Réinventer. Le premier titre de cet EP est très significatif ; c’est exactement et parfaitement ce que fait Vaslo. Une nouvelle image, de nouvelles sonorités. Après À travers les regards, son précédent disque à l’univers folk, Vagues fraye dans d’autres esthétiques : l’électro dans Amours, la musique du monde dans Réinventer ou Salta, un très beau titre quasi instrumental, toujours un peu folk et rassembleur dans Cette chanson vous appartient, belle déclaration d’amour d’un artiste à son public. Les mots sont toujours bien choisis ; on prend conscience que le papillon a fini sa métamorphose et qu’il n’a plus de limites dans Vagues, titre phare de cet EP, dans lequel le flow nous prend dans le flot de sentiments mêlés, retenus, pour ne « pas faire de vague ». S’il y a des influences hip-hop dans le chemin artistique de Vaslo, il s’offre aujourd’hui le luxe de mélanger les styles et le fait avec un plaisir communicatif.
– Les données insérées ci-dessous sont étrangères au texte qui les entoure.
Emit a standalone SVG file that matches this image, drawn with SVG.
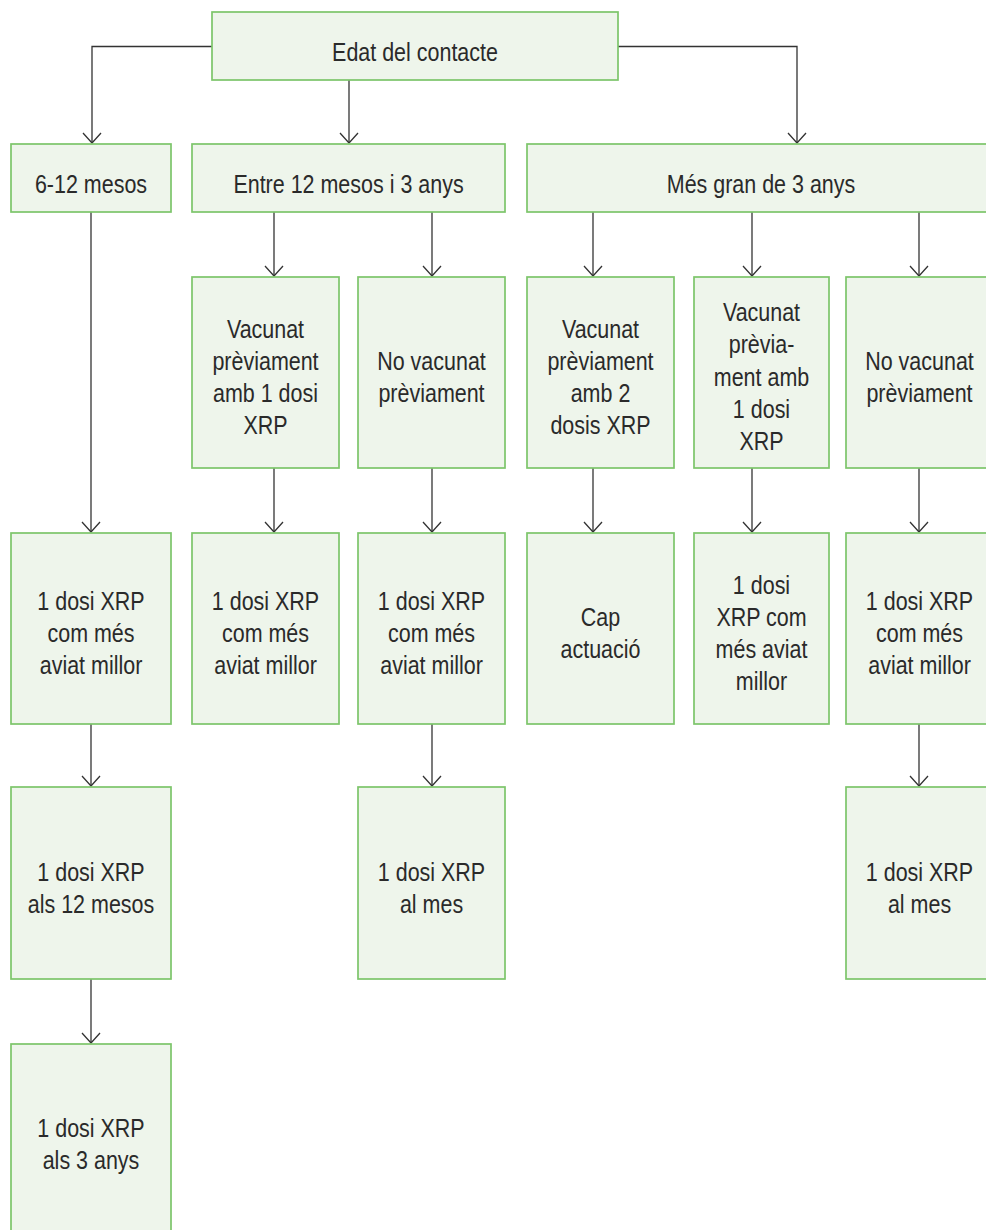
<svg xmlns="http://www.w3.org/2000/svg" width="986" height="1230" viewBox="0 0 986 1230">
  <style>
    .box { fill: #eef5eb; stroke: #7cc56a; stroke-width: 1.7; }
    .lbl { font-family: "Liberation Sans", Arial, sans-serif; font-size: 26.5px; fill: #2a2a2a; text-anchor: middle; }
    .edge { fill: none; stroke: #333333; stroke-width: 1.3; marker-end: url(#arrow); }
  </style>
  <defs>
    <!-- open V arrowhead -->
    <marker id="arrow" markerUnits="userSpaceOnUse" markerWidth="24" markerHeight="24" viewBox="-12 -12 24 24" refX="0" refY="0" orient="auto" overflow="visible">
      <path d="M-10,-9 L0,0 L-10,9" fill="none" stroke="#333333" stroke-width="1.3"/>
    </marker>
  </defs>

  <rect width="986" height="1230" fill="#ffffff"/>

  <!-- connectors -->
  <g id="connectors">
    <path class="edge" d="M212,46.5 H92 V143"/>
    <path class="edge" d="M349,80 V143"/>
    <path class="edge" d="M618,46.5 H797 V143"/>
    <path class="edge" d="M274,212 V276"/>
    <path class="edge" d="M432,212 V276"/>
    <path class="edge" d="M593,212 V276"/>
    <path class="edge" d="M752,212 V276"/>
    <path class="edge" d="M919,212 V276"/>
    <path class="edge" d="M91,212 V532"/>
    <path class="edge" d="M274,468 V532"/>
    <path class="edge" d="M432,468 V532"/>
    <path class="edge" d="M593,468 V532"/>
    <path class="edge" d="M752,468 V532"/>
    <path class="edge" d="M919,468 V532"/>
    <path class="edge" d="M91,724 V786"/>
    <path class="edge" d="M432,724 V786"/>
    <path class="edge" d="M919,724 V786"/>
    <path class="edge" d="M91,979 V1043"/>
  </g>

  <!-- level 0 -->
  <g id="n0">
    <rect class="box" x="212" y="12" width="406" height="68"/>
    <text class="lbl" transform="matrix(0.81 0 0 1 415 0)" x="0" y="61">Edat del contacte</text>
  </g>

  <!-- level 1 -->
  <g id="n1">
    <rect class="box" x="11" y="144" width="160" height="68"/>
    <text class="lbl" transform="matrix(0.81 0 0 1 91 0)" x="0" y="193">6-12 mesos</text>
  </g>
  <g id="n2">
    <rect class="box" x="192" y="144" width="313" height="68"/>
    <text class="lbl" transform="matrix(0.81 0 0 1 348.5 0)" x="0" y="193">Entre 12 mesos i 3 anys</text>
  </g>
  <g id="n3">
    <rect class="box" x="527" y="144" width="468" height="68"/>
    <text class="lbl" transform="matrix(0.81 0 0 1 761 0)" x="0" y="193">Més gran de 3 anys</text>
  </g>

  <!-- level 2 -->
  <g id="n4">
    <rect class="box" x="192" y="277" width="147" height="191"/>
    <text class="lbl" transform="matrix(0.81 0 0 1 265.5 0)" x="0" y="338">Vacunat<tspan x="0" y="370">prèviament</tspan><tspan x="0" y="402">amb 1 dosi</tspan><tspan x="0" y="434">XRP</tspan></text>
  </g>
  <g id="n5">
    <rect class="box" x="358" y="277" width="147" height="191"/>
    <text class="lbl" transform="matrix(0.81 0 0 1 431.5 0)" x="0" y="370">No vacunat<tspan x="0" y="402">prèviament</tspan></text>
  </g>
  <g id="n6">
    <rect class="box" x="527" y="277" width="147" height="191"/>
    <text class="lbl" transform="matrix(0.81 0 0 1 600.5 0)" x="0" y="338">Vacunat<tspan x="0" y="370">prèviament</tspan><tspan x="0" y="402">amb 2</tspan><tspan x="0" y="434">dosis XRP</tspan></text>
  </g>
  <g id="n7">
    <rect class="box" x="694" y="277" width="135" height="191"/>
    <text class="lbl" transform="matrix(0.81 0 0 1 761.5 0)" x="0" y="321">Vacunat<tspan x="0" y="353">prèvia-</tspan><tspan x="0" y="386">ment amb</tspan><tspan x="0" y="418">1 dosi</tspan><tspan x="0" y="450">XRP</tspan></text>
  </g>
  <g id="n8">
    <rect class="box" x="846" y="277" width="147" height="191"/>
    <text class="lbl" transform="matrix(0.81 0 0 1 919.5 0)" x="0" y="370">No vacunat<tspan x="0" y="402">prèviament</tspan></text>
  </g>

  <!-- level 3 -->
  <g id="n9">
    <rect class="box" x="11" y="533" width="160" height="191"/>
    <text class="lbl" transform="matrix(0.81 0 0 1 91 0)" x="0" y="610">1 dosi XRP<tspan x="0" y="642">com més</tspan><tspan x="0" y="674">aviat millor</tspan></text>
  </g>
  <g id="n10">
    <rect class="box" x="192" y="533" width="147" height="191"/>
    <text class="lbl" transform="matrix(0.81 0 0 1 265.5 0)" x="0" y="610">1 dosi XRP<tspan x="0" y="642">com més</tspan><tspan x="0" y="674">aviat millor</tspan></text>
  </g>
  <g id="n11">
    <rect class="box" x="358" y="533" width="147" height="191"/>
    <text class="lbl" transform="matrix(0.81 0 0 1 431.5 0)" x="0" y="610">1 dosi XRP<tspan x="0" y="642">com més</tspan><tspan x="0" y="674">aviat millor</tspan></text>
  </g>
  <g id="n12">
    <rect class="box" x="527" y="533" width="147" height="191"/>
    <text class="lbl" transform="matrix(0.81 0 0 1 600.5 0)" x="0" y="626">Cap<tspan x="0" y="658">actuació</tspan></text>
  </g>
  <g id="n13">
    <rect class="box" x="694" y="533" width="135" height="191"/>
    <text class="lbl" transform="matrix(0.81 0 0 1 761.5 0)" x="0" y="594">1 dosi<tspan x="0" y="626">XRP com</tspan><tspan x="0" y="658">més aviat</tspan><tspan x="0" y="690">millor</tspan></text>
  </g>
  <g id="n14">
    <rect class="box" x="846" y="533" width="147" height="191"/>
    <text class="lbl" transform="matrix(0.81 0 0 1 919.5 0)" x="0" y="610">1 dosi XRP<tspan x="0" y="642">com més</tspan><tspan x="0" y="674">aviat millor</tspan></text>
  </g>

  <!-- level 4 -->
  <g id="n15">
    <rect class="box" x="11" y="787" width="160" height="192"/>
    <text class="lbl" transform="matrix(0.81 0 0 1 91 0)" x="0" y="881">1 dosi XRP<tspan x="0" y="913">als 12 mesos</tspan></text>
  </g>
  <g id="n16">
    <rect class="box" x="358" y="787" width="147" height="192"/>
    <text class="lbl" transform="matrix(0.81 0 0 1 431.5 0)" x="0" y="881">1 dosi XRP<tspan x="0" y="913">al mes</tspan></text>
  </g>
  <g id="n17">
    <rect class="box" x="846" y="787" width="147" height="192"/>
    <text class="lbl" transform="matrix(0.81 0 0 1 919.5 0)" x="0" y="881">1 dosi XRP<tspan x="0" y="913">al mes</tspan></text>
  </g>

  <!-- level 5 -->
  <g id="n18">
    <rect class="box" x="11" y="1044" width="160" height="192"/>
    <text class="lbl" transform="matrix(0.81 0 0 1 91 0)" x="0" y="1137">1 dosi XRP<tspan x="0" y="1169">als 3 anys</tspan></text>
  </g>
</svg>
www.facebook.com/vaslo.officiel

Franck Inizan


BURIDANE

Colette fantôme

(Silbo Records / Pluie Vaudou)

Avec Colette fantôme, Buridane nous entraîne une nouvelle fois dans la poésie de son monde, un univers où se dévoile toute une existence. Dans ses textes, il y a une philosophie de la vie, celle d’une femme qui n’a « plus peur du pire », parce qu’elle a réussi à « muscler son cerveau ». Elle chante la maternité et célèbre « la vie comme une fête », puis, juste accompagnée d’une guitare, elle dit l’amour « qui n’est pas un tombeau ». C’est avec Féloche que Buridane s’est associée pour nous proposer cet album, dont elle a écrit et composé les chansons. Multi-instrumentiste, Féloche a réalisé et arrangé le disque et participé à trois compositions. Ils ont assuré tout l’enregistrement, elle avec sa voix si expressive et ses guitares, lui avec toute sa panoplie instrumentale. Discrètement, les noms de Pauline Croze et de Laura Cahen apparaissent dans cet album éblouissant de grâce et de puissance.

www.buridane-officiel.com

Yves Le Pape


TOM BIRD

Le portrait

(Le Cri du Charbon)

Avec deux EP remarqués depuis 2016 (prix FrancoFans au Pic d’Or en 2017), Tom Bird a pris le temps de mûrir ses projets. De multiples concerts et rencontres ont forgé son expérience. Croisé lors de la Francofête en Acadie en novembre 2022, il m’avait déjà marqué par ses nombreuses qualités artistiques (et humaines). Le portrait est à son image : dix morceaux qui parlent des autres, des personnes et des lieux qui ont marqué l’artiste. En ouverture, l’émouvant Grand-mère pose déjà l’édifice. On navigue à Saint-Malo, on croise l’amour, l’enfance, la disparition (le très beau titre Danielle), dans une ambiance folk, aux arrangements épurés et sensibles. Un duo avec Leïla Huissoud (Ton nom), leurs deux voix s’harmonisant parfaitement, car autre point fort de Tom Bird, il chante délicieusement ses textes touchants, portés par ses musiques lumineuses. Vous l’aurez compris, il va falloir compter avec Tom Bird à partir d’aujourd’hui.